WRITTEN PROBLEM:
Carry none of the pictures over; write out the complete data exactly.

..............................

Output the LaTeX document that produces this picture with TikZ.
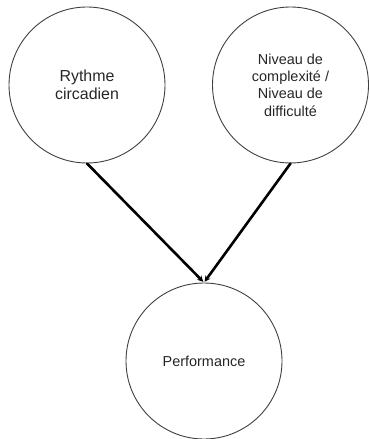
\documentclass[tikz,border=0pt]{standalone}
\usepackage{fontspec}
\setmainfont{Liberation Sans}
\usetikzlibrary{arrows.meta}

\begin{document}
\begin{tikzpicture}[x=1bp, y=-1bp, line cap=round, line join=round, >={Stealth[length=6bp, width=6bp]},
    bubble/.style={circle, draw=black!75, line width=0.9bp, inner sep=0pt, minimum size=156bp, align=center, text=black!85},
    link/.style={->, line width=2.6bp, color=black, shorten >=1bp}]
    \useasboundingbox (0,0) rectangle (369,439);

    \node[bubble, font=\fontsize{16}{18}\selectfont] (rythme) at (87,85) {Rythme\\circadien};
    \node[bubble, font=\fontsize{14.5}{17.3}\selectfont] (niveau) at (290.5,85) {Niveau de\\complexité /\\Niveau de\\difficulté};
    \node[bubble, font=\fontsize{14.5}{17.3}\selectfont] (perf) at (204,361) {Performance};

    \draw[link] (rythme.south) -- (perf.north);
    \draw[link] (niveau.south) -- (perf.north);

  \end{tikzpicture}
\end{document}
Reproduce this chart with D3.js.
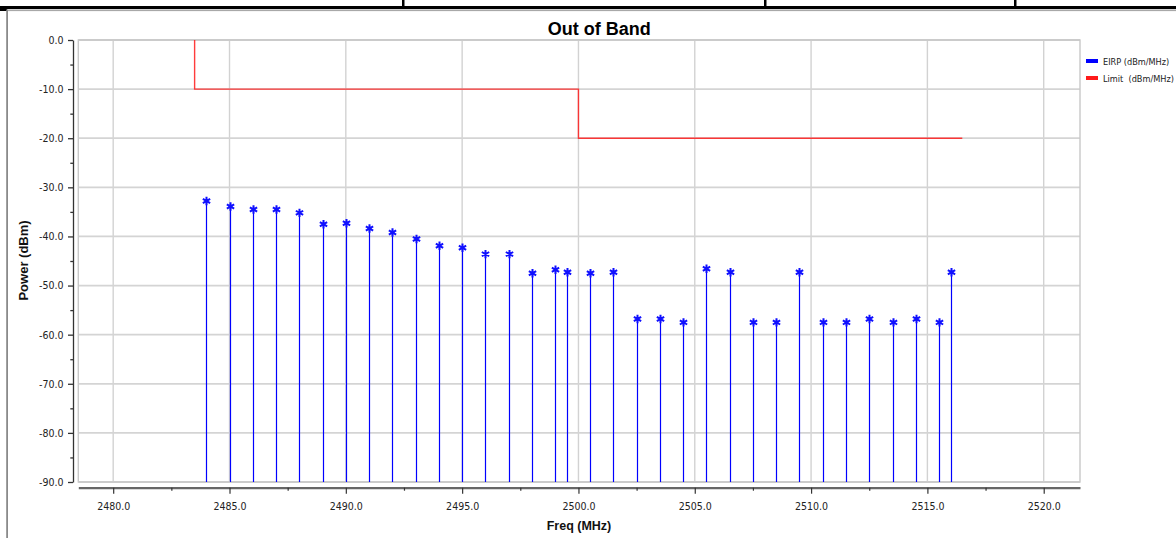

..............................

ANSWER TO THIS EXERCISE:
Output the LaTeX document that produces this picture with TikZ.
\documentclass[tikz,border=0pt]{standalone}
\usepackage{fontspec}
\setmainfont{Liberation Sans}
\usetikzlibrary{arrows.meta}

\begin{document}
\begin{tikzpicture}[x=1bp, y=-1bp, line cap=round, line join=round, >={Stealth[length=6bp, width=6bp]},
    bubble/.style={circle, draw=black!75, line width=0.9bp, inner sep=0pt, minimum size=156bp, align=center, text=black!85},
    link/.style={->, line width=2.6bp, color=black, shorten >=1bp}]
    \useasboundingbox (0,0) rectangle (369,439);

    \node[bubble, font=\fontsize{16}{18}\selectfont] (rythme) at (87,85) {Rythme\\circadien};
    \node[bubble, font=\fontsize{14.5}{17.3}\selectfont] (niveau) at (290.5,85) {Niveau de\\complexité /\\Niveau de\\difficulté};
    \node[bubble, font=\fontsize{14.5}{17.3}\selectfont] (perf) at (204,361) {Performance};

    \draw[link] (rythme.south) -- (perf.north);
    \draw[link] (niveau.south) -- (perf.north);

  \end{tikzpicture}
\end{document}
Reproduce this chart with D3.js.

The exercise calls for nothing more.